The thrill, the thrill.
It’s that time again, the glorified training races in the sand, the desert classics, a Belgium of the Middle East. First, the Dubai Tour (Feb 4-7) followed by the Tour of Qatar, a dusty, windy, relentlessly flat affair (Feb 8-13) then the mildly intriguing Tour of Oman (Feb 17-22).
That’s a triple shot of desert fun with the top racers headed into a desolate landscape with zero spectators and no interesting geography to speak of until you finally reach the Green Mountain in Oman. It’s like a three week grand tour minus the crowds, variation in topography and barely any podium girls to speak of.

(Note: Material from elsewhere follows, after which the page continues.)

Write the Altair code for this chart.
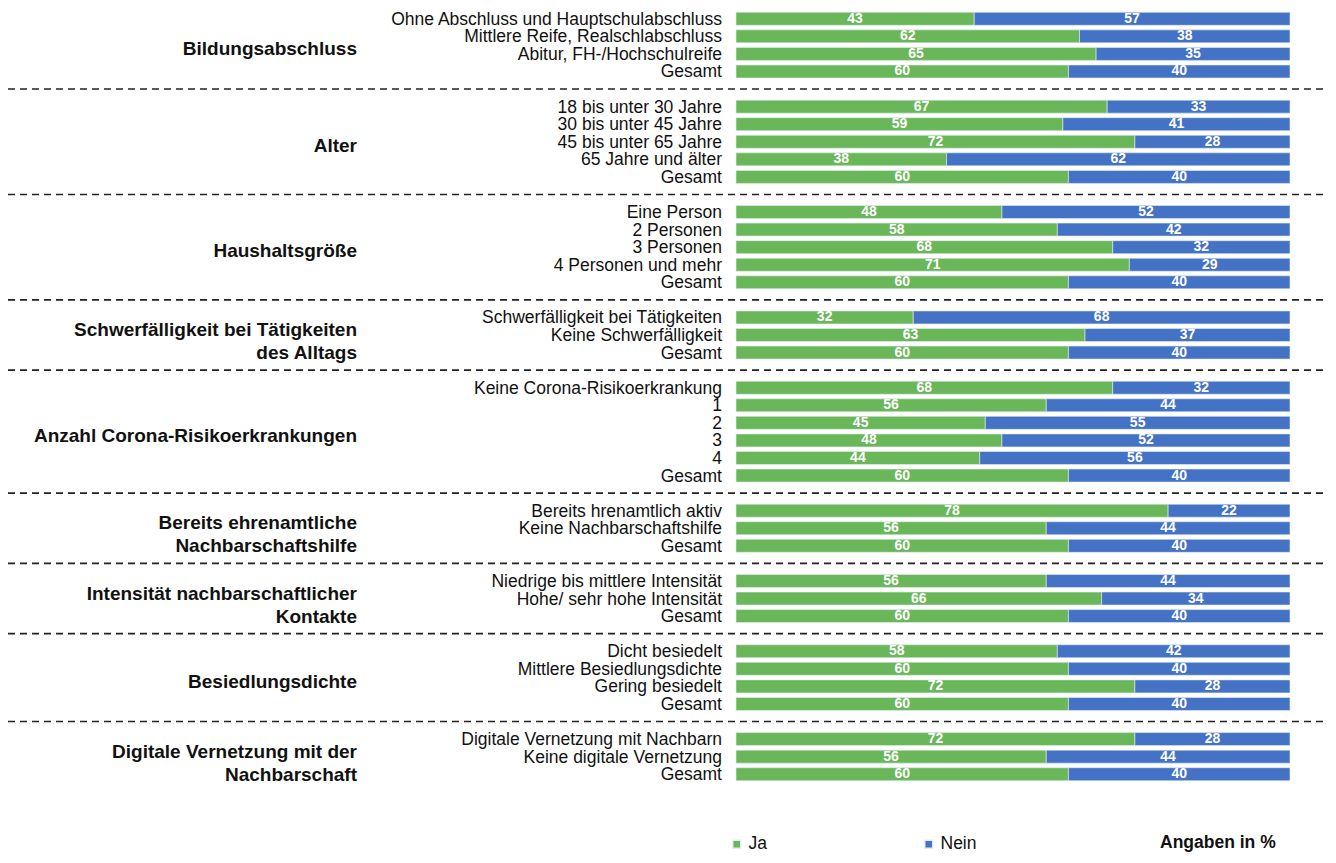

The Desert Classics are a fabulous investment for the sheiks and sovereigns of these places, bringing in journalists and photographers from around the world and giving them free 5 star hotels and all the food and alcohol they can consume. Which for shockingly underpaid media people is a huge draw. (We’d love to fly down and cover those “events” and report back from the comfort of our luxury suite.)
For the rest of the cycling world, Oman, Qatar and Dubai are this weird gab-bag of oddities. Vincenzo Nibalo posed next to a camel, Tejay van Garderen in a photo-op with two gentlemen in white robes and golden daggers, superstars like Tom Boonen and Mark Cavendish showing off their sunburns and shopping in Doha.
It’s just a confusing experience all around? Where are the landmarks, the iconic roads, the cobblestones, the frites and beer, the chalk and paint on the roads? It’s like when they give you the gas at the dentist — five minutes into the experience and while you’re still awake and alert, you simply can’t feel a thing. That’s how Twisted Spoke feels about these, uhh, what are they calling them, races?
Oh sure, for the cycling wonks, there is plenty to tease out from rider performances in the desert. So-and-so is flying and which big star is still carrying a few extra kilos. I mean, yes, scribble some notes on who might be a dark horse to watch later in Omloop Het Nieuwsblad and Kuurne-Bruxelles-Kuurne.